A “gun day” training. I suggest people shoot their real guns. Then after a point, after shooting to familiarize yet again with their real guns, next spend some considerable time doing safe ammo training versus a training partner.  You might choose a 20%-80% split? With the 80% being scenarios. Or 50%-50%, Whatever, but if you are not doing a LOT of interactive training, you are missing out on a lot of vital, preparation opportunities. This stuff should not be ignored, and should not be done rarely like a novelty. Some people think I am endorsing paint-ball games on basketball court, when I talk like this. No. Something better organized (though a little paintball might go a long way with moving our stiff and fatty asses.)

The Three Pistol Breaking Points. Pistol shooting training can be a personal process. You might think of a few more breaking points to suit your ideas and outlines. Go for it. But within the Three here are:

* Hand sizes are different.
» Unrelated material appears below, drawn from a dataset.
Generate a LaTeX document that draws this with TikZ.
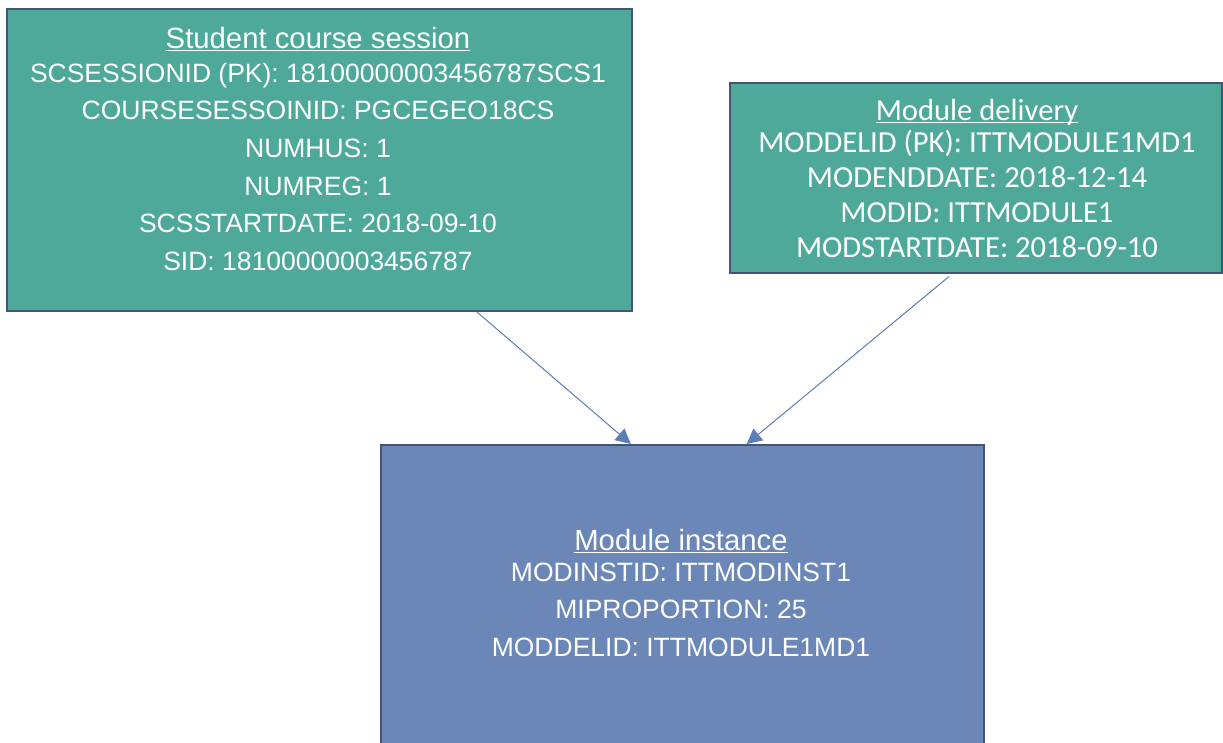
\documentclass[tikz,border=0pt]{standalone}
\usepackage{fontspec}
\setmainfont{Liberation Sans}
\newfontfamily\calibrifont{Carlito}
\usetikzlibrary{arrows.meta}
\definecolor{entteal}{RGB}{78,169,154}
\definecolor{entblue}{RGB}{106,135,184}
\definecolor{entedge}{RGB}{67,84,118}
\definecolor{linkcol}{RGB}{92,124,184}
\newsavebox{\ulinbox}
\newcommand{\ulin}[1]{\sbox{\ulinbox}{#1}\rlap{\usebox{\ulinbox}}\rule[-3.4pt]{\wd\ulinbox}{1.8pt}}

\begin{document}
\begin{tikzpicture}[x=1pt, y=-1pt,
  entity/.style={draw=entedge, line width=2pt, rectangle, inner sep=0pt, anchor=north west},
  attr/.style={text=white, inner sep=0pt, anchor=base, font=\fontsize{26.5}{30}\selectfont},
  ttl/.style={attr, font=\fontsize{29.3}{33}\selectfont},
  cattr/.style={attr, font=\calibrifont\fontsize{30.6}{34}\selectfont},
  link/.style={draw=linkcol, line width=1pt, -{Triangle[length=15pt,width=15pt]}}]
\useasboundingbox (0,0) rectangle (1223,742);

% Tabelle
\node[entity, fill=entteal, minimum width=625pt, minimum height=302pt] (scs) at (6,8) {};
\node[entity, fill=entteal, minimum width=492pt, minimum height=190pt] (md) at (729,82) {};
\node[entity, fill=entblue, minimum width=603pt, minimum height=316pt] (mi) at (380,444) {};

% Student course session
\node[ttl] (scs-t) at (318,48) {\ulin{Student course session}};
\foreach \t [count=\i] in {SCSESSIONID (PK): 18100000003456787SCS1, COURSESESSOINID: PGCEGEO18CS,
  NUMHUS: 1, NUMREG: 1, SCSSTARTDATE: 2018-09-10, SID: 18100000003456787}
  \node[attr] (scs-\i) at (318,44.6+37.6*\i) {\t};

% Module delivery
\node[cattr] (md-t) at (977,120) {\ulin{Module delivery}};
\foreach \t [count=\i] in {MODDELID (PK): ITTMODULE1MD1, MODENDDATE: 2018-12-14,
  MODID: ITTMODULE1, MODSTARTDATE: 2018-09-10}
  \node[cattr] (md-\i) at (977,117+35*\i) {\t};

% Module instance
\node[ttl] (mi-t) at (681,550) {\ulin{Module instance}};
\foreach \t [count=\i] in {MODINSTID: ITTMODINST1, MIPROPORTION: 25, MODDELID: ITTMODULE1MD1}
  \node[attr] (mi-\i) at (681,543.5+37.5*\i) {\t};

% Relazioni
\draw[link] (scs.-44) -- (mi.108.3);
\draw[link, shorten <=4pt] (md.-104.7) -- (mi.68.9);
\end{tikzpicture}
\end{document}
Gun sizes are different.

*Understand the stress grab and drawing from awkward positions.

*Find your best finger position for a squeeze, gun-by-gun.

*You cannot/should not always shoot with two-hands.

*You cannot/should not always shoot with one hand.

*You cannot always shoot with an acquisition of sights.

*There is probably a good chance you are doing too much shooting with two-hands in comparison to close quarter incidents/statistics.

*Through experiments, know the best distances for single and double-hand, pistol grips.

*Train with simulated ammo in likely situations.

None of this is an excuse not to become the best marksman you can be. This is just some stuff to think about, and stuff I worry about from a training doctrine perspective. Using the three breaking points nickname have helped me focus on these subjects.